• _SHORT TASK_:
Extract the lines from the start through the line that holds "(title) at (407,203)", both included, omitting all images.

• _SOURCE MATERIAL_:
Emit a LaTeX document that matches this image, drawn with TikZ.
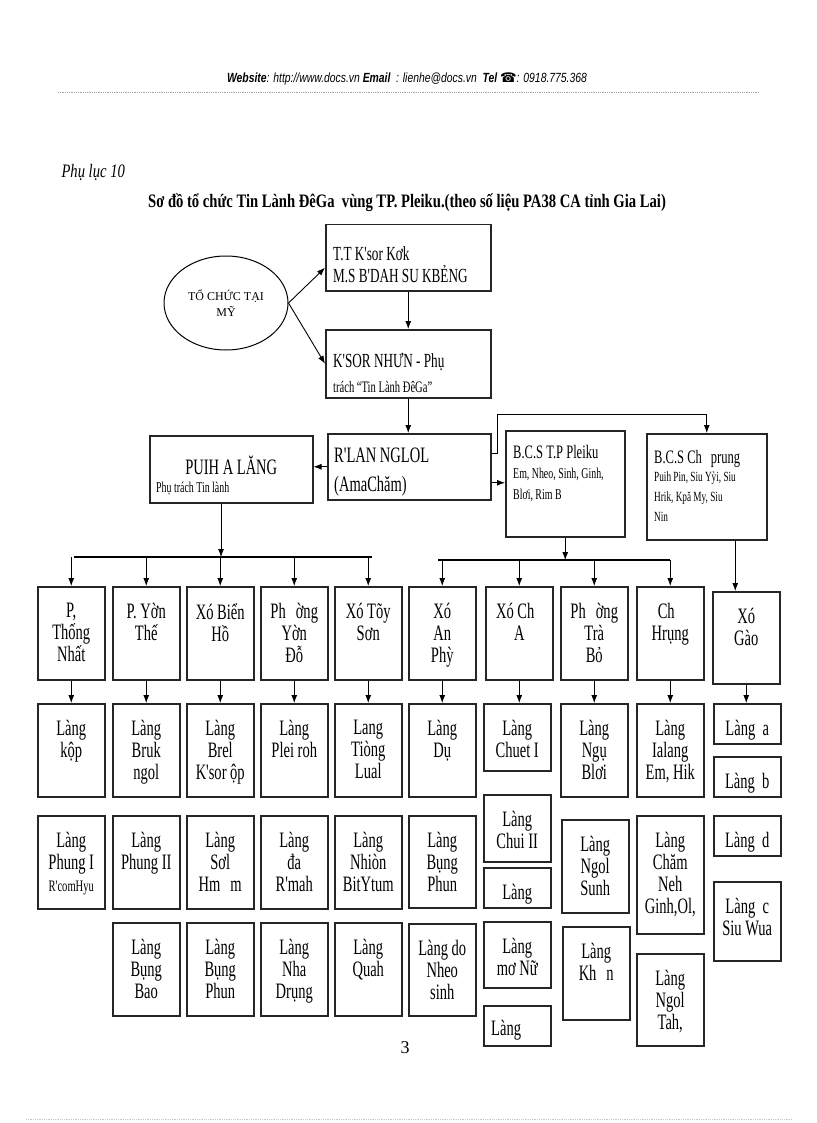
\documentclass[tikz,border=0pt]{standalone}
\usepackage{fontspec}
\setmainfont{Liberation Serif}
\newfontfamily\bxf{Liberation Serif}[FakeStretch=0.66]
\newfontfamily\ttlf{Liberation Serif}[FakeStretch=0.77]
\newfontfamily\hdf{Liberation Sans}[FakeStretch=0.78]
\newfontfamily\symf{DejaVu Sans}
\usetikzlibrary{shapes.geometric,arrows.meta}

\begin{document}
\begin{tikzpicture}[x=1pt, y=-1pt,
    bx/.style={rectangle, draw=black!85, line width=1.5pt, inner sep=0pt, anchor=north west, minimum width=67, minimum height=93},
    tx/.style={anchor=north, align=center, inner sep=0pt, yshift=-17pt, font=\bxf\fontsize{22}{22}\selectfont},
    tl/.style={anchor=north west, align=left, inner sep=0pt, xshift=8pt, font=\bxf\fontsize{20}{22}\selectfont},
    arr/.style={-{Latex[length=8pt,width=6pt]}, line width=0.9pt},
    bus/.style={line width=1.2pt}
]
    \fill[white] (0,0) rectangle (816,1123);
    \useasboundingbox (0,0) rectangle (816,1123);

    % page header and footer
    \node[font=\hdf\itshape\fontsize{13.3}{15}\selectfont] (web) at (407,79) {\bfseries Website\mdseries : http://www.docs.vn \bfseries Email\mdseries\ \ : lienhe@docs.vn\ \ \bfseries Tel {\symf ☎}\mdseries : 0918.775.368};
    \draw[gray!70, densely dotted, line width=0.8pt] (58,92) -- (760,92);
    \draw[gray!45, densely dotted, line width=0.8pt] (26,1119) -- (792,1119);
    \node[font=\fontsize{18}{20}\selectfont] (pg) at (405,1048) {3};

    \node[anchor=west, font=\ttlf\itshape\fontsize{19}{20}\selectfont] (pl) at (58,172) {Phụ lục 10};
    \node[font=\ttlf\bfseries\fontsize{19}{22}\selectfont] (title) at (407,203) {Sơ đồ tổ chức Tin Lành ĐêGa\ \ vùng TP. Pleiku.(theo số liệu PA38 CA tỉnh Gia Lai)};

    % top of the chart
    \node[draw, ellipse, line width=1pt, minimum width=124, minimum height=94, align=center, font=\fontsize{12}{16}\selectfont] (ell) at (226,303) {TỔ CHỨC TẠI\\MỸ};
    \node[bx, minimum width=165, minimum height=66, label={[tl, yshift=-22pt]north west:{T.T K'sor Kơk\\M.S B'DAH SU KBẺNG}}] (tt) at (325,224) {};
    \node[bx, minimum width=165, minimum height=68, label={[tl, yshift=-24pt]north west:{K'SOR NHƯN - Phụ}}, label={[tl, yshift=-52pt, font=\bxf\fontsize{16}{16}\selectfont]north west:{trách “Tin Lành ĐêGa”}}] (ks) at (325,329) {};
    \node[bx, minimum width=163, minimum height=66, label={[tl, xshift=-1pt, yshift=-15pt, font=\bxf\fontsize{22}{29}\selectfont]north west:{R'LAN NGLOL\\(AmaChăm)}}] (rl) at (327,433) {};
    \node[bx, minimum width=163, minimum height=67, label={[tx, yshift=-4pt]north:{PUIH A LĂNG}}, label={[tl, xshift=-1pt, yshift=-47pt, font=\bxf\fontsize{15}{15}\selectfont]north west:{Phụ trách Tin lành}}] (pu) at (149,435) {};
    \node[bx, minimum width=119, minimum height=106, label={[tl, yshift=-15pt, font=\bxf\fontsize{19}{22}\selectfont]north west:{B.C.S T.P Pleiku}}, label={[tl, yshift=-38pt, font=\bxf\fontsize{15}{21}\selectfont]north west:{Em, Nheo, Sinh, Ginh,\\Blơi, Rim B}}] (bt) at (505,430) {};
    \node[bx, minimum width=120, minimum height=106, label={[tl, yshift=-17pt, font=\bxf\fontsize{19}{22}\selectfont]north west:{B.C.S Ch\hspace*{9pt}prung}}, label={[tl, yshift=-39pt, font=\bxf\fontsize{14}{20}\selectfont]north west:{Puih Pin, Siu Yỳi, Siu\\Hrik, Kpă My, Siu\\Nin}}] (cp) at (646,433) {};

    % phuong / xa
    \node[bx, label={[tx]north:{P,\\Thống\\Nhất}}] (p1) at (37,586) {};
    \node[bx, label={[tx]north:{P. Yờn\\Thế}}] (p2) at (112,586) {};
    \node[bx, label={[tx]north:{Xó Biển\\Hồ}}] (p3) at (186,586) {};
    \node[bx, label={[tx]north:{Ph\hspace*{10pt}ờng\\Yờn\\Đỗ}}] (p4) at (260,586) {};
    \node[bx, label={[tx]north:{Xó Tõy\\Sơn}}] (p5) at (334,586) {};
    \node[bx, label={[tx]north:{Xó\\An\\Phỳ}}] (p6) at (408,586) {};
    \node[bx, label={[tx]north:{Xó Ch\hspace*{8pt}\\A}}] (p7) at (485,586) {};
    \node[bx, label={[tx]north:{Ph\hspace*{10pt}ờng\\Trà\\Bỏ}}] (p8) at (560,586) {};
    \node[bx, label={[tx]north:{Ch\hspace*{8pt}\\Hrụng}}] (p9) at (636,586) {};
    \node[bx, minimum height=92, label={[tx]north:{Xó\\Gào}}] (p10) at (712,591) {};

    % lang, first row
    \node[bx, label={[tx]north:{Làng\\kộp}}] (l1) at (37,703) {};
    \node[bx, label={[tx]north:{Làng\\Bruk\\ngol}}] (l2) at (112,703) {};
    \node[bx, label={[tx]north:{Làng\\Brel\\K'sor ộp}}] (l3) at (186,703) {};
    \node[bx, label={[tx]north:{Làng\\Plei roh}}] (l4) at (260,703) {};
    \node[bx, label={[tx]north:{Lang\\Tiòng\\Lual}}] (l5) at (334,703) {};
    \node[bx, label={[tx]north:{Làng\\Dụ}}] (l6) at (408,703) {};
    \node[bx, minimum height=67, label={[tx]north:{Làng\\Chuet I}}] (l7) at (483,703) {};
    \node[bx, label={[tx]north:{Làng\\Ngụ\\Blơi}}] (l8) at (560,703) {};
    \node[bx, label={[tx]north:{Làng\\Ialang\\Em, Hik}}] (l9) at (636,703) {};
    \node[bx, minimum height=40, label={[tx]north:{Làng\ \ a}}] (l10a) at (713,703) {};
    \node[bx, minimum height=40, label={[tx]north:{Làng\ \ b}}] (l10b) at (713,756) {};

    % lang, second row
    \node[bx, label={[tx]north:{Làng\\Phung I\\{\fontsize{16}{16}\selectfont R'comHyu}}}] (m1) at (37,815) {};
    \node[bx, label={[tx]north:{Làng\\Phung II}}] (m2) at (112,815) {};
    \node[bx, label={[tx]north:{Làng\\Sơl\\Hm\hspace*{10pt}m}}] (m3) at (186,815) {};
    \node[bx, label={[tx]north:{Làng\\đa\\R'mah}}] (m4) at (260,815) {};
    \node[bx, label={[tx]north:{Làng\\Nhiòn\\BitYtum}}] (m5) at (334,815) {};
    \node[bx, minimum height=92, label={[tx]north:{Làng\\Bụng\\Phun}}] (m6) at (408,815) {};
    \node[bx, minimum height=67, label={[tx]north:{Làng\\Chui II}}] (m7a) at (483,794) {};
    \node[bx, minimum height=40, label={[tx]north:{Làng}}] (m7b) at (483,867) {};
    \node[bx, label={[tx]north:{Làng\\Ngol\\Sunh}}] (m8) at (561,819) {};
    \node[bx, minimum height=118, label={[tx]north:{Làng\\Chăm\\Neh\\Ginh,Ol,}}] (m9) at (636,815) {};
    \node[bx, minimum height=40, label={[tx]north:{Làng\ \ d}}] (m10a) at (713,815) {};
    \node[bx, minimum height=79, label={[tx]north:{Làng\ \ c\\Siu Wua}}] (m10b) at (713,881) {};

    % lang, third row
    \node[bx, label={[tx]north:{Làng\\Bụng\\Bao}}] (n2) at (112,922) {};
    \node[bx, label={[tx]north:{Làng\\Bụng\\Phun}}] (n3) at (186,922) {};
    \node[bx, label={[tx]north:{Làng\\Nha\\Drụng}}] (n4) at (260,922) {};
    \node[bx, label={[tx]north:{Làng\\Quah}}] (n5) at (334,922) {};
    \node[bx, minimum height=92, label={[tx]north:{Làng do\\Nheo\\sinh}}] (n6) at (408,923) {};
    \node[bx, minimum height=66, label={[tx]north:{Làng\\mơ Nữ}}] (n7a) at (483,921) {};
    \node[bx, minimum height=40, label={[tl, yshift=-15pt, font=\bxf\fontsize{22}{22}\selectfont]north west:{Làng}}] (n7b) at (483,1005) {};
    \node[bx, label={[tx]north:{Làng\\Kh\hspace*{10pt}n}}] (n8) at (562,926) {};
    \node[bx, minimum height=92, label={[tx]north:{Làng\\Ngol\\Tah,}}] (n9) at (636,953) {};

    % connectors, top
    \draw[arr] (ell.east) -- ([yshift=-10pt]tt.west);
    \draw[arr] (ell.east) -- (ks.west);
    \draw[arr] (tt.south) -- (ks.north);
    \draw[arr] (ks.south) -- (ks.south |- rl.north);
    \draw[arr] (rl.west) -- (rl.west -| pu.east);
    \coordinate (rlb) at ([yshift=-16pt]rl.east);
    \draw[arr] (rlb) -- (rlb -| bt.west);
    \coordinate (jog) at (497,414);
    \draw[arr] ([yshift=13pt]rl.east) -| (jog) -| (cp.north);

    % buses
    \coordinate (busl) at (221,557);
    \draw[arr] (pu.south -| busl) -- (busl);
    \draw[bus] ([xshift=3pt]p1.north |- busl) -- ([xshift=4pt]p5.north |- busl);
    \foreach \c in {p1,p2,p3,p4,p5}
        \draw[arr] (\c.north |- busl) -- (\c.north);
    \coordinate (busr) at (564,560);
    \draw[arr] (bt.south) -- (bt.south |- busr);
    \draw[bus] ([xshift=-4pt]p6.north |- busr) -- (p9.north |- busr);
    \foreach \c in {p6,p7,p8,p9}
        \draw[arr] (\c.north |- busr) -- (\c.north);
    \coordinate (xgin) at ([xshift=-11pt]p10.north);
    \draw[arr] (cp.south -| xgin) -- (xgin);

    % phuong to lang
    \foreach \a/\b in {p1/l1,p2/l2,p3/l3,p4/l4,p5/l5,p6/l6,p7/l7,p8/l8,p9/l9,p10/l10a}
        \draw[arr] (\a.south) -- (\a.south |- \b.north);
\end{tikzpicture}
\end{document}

• _THE OUTPUT_:
Emit a LaTeX document that matches this image, drawn with TikZ.
\documentclass[tikz,border=0pt]{standalone}
\usepackage{fontspec}
\setmainfont{Liberation Serif}
\newfontfamily\bxf{Liberation Serif}[FakeStretch=0.66]
\newfontfamily\ttlf{Liberation Serif}[FakeStretch=0.77]
\newfontfamily\hdf{Liberation Sans}[FakeStretch=0.78]
\newfontfamily\symf{DejaVu Sans}
\usetikzlibrary{shapes.geometric,arrows.meta}

\begin{document}
\begin{tikzpicture}[x=1pt, y=-1pt,
    bx/.style={rectangle, draw=black!85, line width=1.5pt, inner sep=0pt, anchor=north west, minimum width=67, minimum height=93},
    tx/.style={anchor=north, align=center, inner sep=0pt, yshift=-17pt, font=\bxf\fontsize{22}{22}\selectfont},
    tl/.style={anchor=north west, align=left, inner sep=0pt, xshift=8pt, font=\bxf\fontsize{20}{22}\selectfont},
    arr/.style={-{Latex[length=8pt,width=6pt]}, line width=0.9pt},
    bus/.style={line width=1.2pt}
]
    \fill[white] (0,0) rectangle (816,1123);
    \useasboundingbox (0,0) rectangle (816,1123);

    % page header and footer
    \node[font=\hdf\itshape\fontsize{13.3}{15}\selectfont] (web) at (407,79) {\bfseries Website\mdseries : http://www.docs.vn \bfseries Email\mdseries\ \ : lienhe@docs.vn\ \ \bfseries Tel {\symf ☎}\mdseries : 0918.775.368};
    \draw[gray!70, densely dotted, line width=0.8pt] (58,92) -- (760,92);
    \draw[gray!45, densely dotted, line width=0.8pt] (26,1119) -- (792,1119);
    \node[font=\fontsize{18}{20}\selectfont] (pg) at (405,1048) {3};

    \node[anchor=west, font=\ttlf\itshape\fontsize{19}{20}\selectfont] (pl) at (58,172) {Phụ lục 10};
    \node[font=\ttlf\bfseries\fontsize{19}{22}\selectfont] (title) at (407,203) {Sơ đồ tổ chức Tin Lành ĐêGa\ \ vùng TP. Pleiku.(theo số liệu PA38 CA tỉnh Gia Lai)};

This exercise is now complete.